Parkplatzmangel beheben
Vanessa Kuhlage präsentierte zentrale Ergebnisse aus ihrer Bachelorarbeit „Lkw-Parkplatzmangel – Ein unlösbares Dilemma zwischen ‚Geisterparkern‘ und ‚Sekundenschläfern‘ in der polizeilichen Verkehrssicherheitsarbeit?“, abgeschlossen an der Hochschule für Polizei und öffentliche Verwaltung NRW in Münster. Mit ihrer Abschlussarbeit gewann sie den DVR-Förderpreis 2023. Sie weist mit dem sogenannten „Geisterparken“ auf ein für die Verkehrssicherheit auf Autobahnen ernsthaftes Problem hin und zeigt in Befragungen mit 146 Lkw-Fahrerinnen und -Fahrern weitere Probleme auf. So bezeichneten 94 Prozent der Befragten den Parkplatzmangel als „in hohem Maße oder absolut verkehrsgefährdend“. Fast die Hälfte gab zu, als „Geisterparker“ bereits auf Ein- oder Ausfahrten von Raststätten gestanden zu haben.
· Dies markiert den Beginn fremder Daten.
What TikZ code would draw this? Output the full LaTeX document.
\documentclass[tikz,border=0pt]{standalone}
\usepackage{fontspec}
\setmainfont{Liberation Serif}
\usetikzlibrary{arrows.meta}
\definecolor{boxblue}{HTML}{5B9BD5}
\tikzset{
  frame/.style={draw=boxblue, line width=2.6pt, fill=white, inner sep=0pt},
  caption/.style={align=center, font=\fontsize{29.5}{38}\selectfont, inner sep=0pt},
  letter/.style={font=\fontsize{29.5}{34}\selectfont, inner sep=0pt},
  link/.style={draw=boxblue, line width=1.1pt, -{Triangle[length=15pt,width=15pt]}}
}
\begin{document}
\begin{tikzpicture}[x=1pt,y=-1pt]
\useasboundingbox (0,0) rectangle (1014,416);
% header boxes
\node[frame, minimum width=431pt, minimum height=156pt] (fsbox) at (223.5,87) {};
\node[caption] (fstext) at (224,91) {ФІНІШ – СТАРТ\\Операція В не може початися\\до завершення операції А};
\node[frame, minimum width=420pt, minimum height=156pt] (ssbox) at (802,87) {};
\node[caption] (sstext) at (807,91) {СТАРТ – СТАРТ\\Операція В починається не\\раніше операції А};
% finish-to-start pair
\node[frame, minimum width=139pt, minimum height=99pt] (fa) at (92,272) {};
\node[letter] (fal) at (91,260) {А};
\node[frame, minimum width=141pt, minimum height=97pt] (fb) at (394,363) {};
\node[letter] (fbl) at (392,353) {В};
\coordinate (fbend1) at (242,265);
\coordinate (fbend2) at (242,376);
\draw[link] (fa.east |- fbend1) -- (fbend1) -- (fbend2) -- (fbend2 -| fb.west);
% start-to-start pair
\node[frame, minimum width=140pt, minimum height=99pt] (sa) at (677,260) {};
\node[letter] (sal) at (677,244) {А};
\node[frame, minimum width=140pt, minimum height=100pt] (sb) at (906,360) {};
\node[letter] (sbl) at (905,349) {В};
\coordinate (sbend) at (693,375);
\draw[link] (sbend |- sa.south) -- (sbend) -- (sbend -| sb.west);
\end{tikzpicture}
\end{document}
Knapp zwei Drittel gaben an, bereits einmal in den Sekundenschlaf gefallen zu sein.
„Die Straße ist der gefährlichste Arbeitsplatz."
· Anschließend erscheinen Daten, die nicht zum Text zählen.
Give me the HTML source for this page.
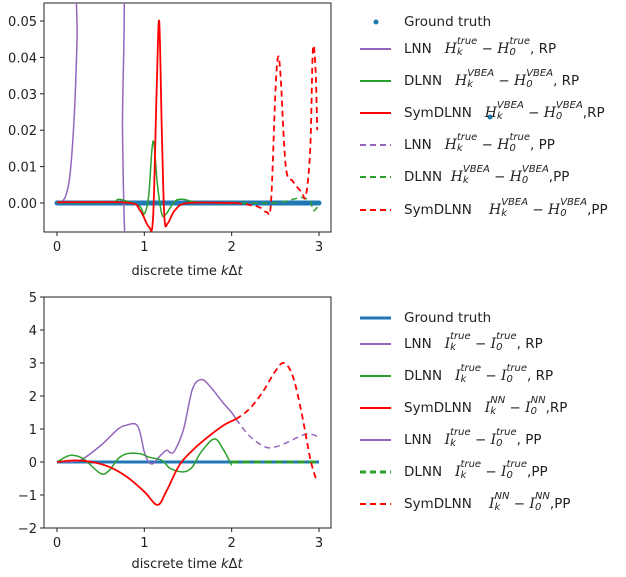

Dr. Jörg Hedtmann, Leiter des Geschäftsbereichs Prävention bei der Berufsgenossenschaft Verkehrswirtschaft, Post-Logistik, Telekommunikation (BG Verkehr)
Daniela Stanek/DVR
Sozialdumping verhindern
Erschreckende Bilder aus seinem Arbeitsalltag zeigte Raymond Lausberg, Polizist im belgischen Lüttich. Er berichtete, bei Lkw-Kontrollen nicht selten auf Fahrende aus Osteuropa zu stoßen, die wochenlang nonstop durch Europa touren, und das in Fahrzeugen mit gravierenden technischen Mängeln. Ihre vorgeschriebene Freizeit verbrächten sie in ihrem Lkw oder in menschenunwürdigen Unterkünften. Unter dem Schlagwort Sozialdumping sprach der erfahrene Polizeiinspektor von schlechter Bezahlung und systematisch überlastetem Fahrpersonal. Gefälschte Dokumente und manipulierte Fahrtenschreiber gehörten ebenfalls zu seinem Arbeitsalltag auf dem Abschnitt der E40 zwischen Lüttich und Aachen.
Kontrollen verstärken
Abschließend führte Moderatorin Eva-Maria Lemke durch eine Diskussionsrunde mit allen Vortragenden sowie Dr. Jörg Hedtmann, Leiter des Geschäftsbereichs Prävention bei der Berufsgenossenschaft Verkehrswirtschaft, Post-Logistik, Telekommunikation (BG Verkehr), und Stefan Thyroke, Leiter Fachgruppe Speditionen, Logistik, Kurier-, Express- und Paketdienste bei der ver.di-Bundesverwaltung. Der Gewerkschaftsvertreter machte auf ein weiteres Problem aufmerksam: Es werde zu wenig kontrolliert. Die Quote der vom Bundesamt für Logistik und Mobilität (BALM) kontrollierten Fahrzeuge zum Beispiel liege bei unter einem Prozent. „Die Straße ist der gefährlichste Arbeitsplatz“, unterstrich Dr. Hedtmann. Er vermisse die Wertschätzung für das fahrende Personal in der Gesellschaft: „Das sind Leute, die unsere Wirtschaft aufrechterhalten.“
Abschließend erklärte DVR-Präsident Wirsch, dass der DVR weiterhin für verbesserte Arbeitsbedingungen der Lkw-Fahrenden und die damit einhergehende Erhöhung der Verkehrssicherheit in Berlin und Brüssel „trommeln“ werde.